Transatlantic flows have also been influenced by recent disruption at Washington Dulles International Airport, where more than 140 flights were affected on 6 April. Several European carriers operating to and from Dulles experienced delays, feeding additional variability into already stretched schedules on key North Atlantic routes.

The result is a complex web of operational challenges that do not stop at regional borders, with delays originating in one hemisphere increasingly likely to materialise as missed connections in another.

What Travelers Are Experiencing and Can Expect Next

For passengers, the statistics translate into crowded departure halls, long queues at customer service desks and unpredictability around departure and arrival times. Easter and early spring breaks have increased demand across European routes, raising the stakes for families and leisure travelers who have limited flexibility in their plans.

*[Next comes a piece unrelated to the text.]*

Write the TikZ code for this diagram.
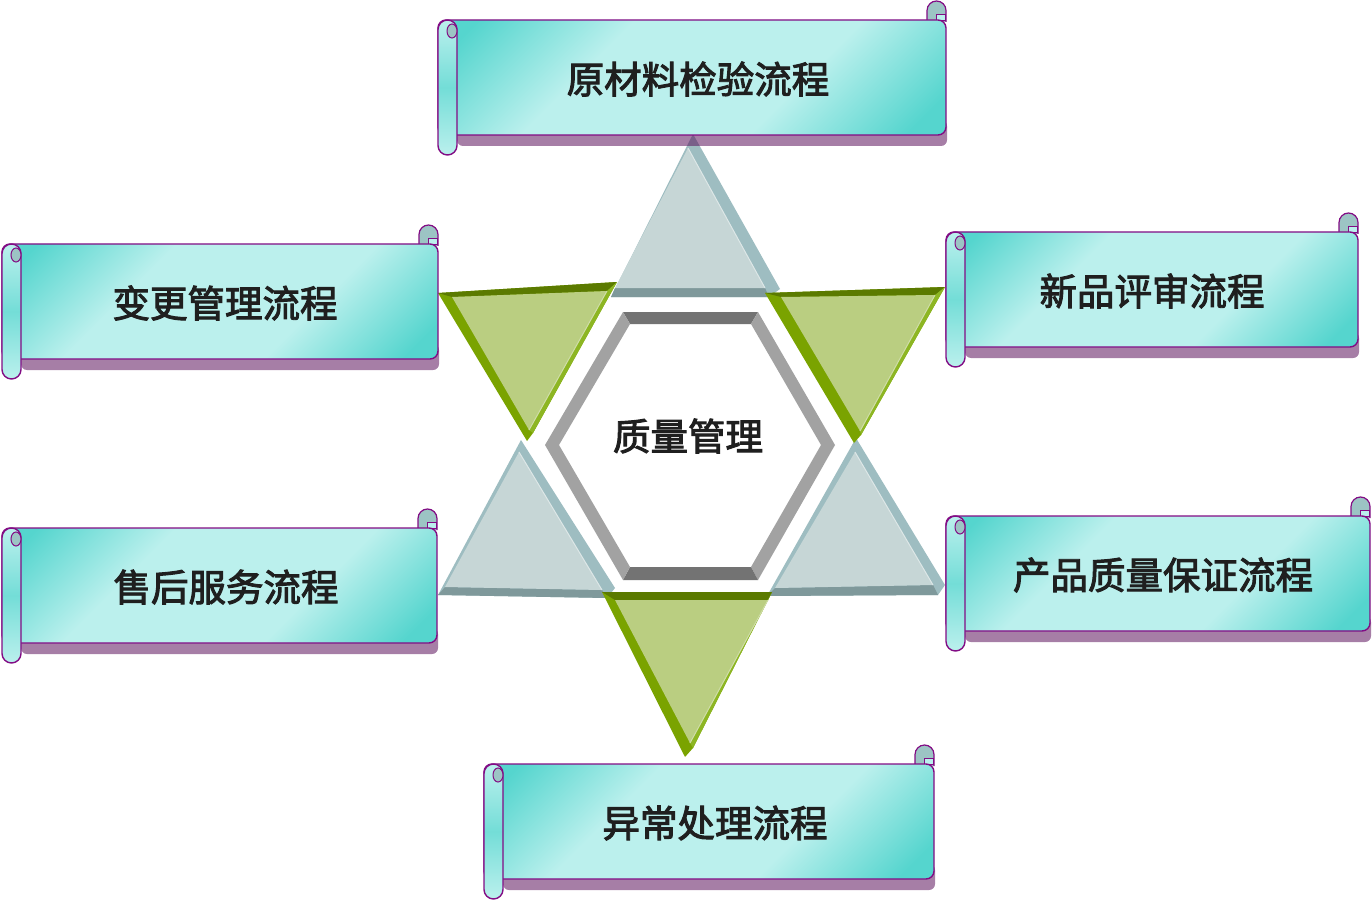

Public information from passenger-rights platforms notes that, while many disruptions are linked to weather and airspace restrictions, some delays may still fall within airline responsibility, opening the door to compensation claims under European regulations in certain circumstances. Travelers are being encouraged in public guidance to retain boarding passes, request written explanations of disruption causes and keep receipts for any essential expenses incurred during extended waits.

Operationally, airlines and airports are working through a backlog created by successive disruptive days. Once weather systems move on, recovery typically depends on available spare aircraft, rested crews and unused capacity in schedules, all of which can be limited during peak periods. Even after headline events such as Storm Dave pass, residual delays often linger for several days as networks gradually realign.

With spring weather patterns still unsettled and traffic volumes rising toward the summer peak, further bouts of disruption cannot be ruled out. Travelers planning European trips in the coming weeks are likely to benefit from building additional time into connections, monitoring flight status closely and preparing for the possibility that tightly timed itineraries may not run exactly as scheduled.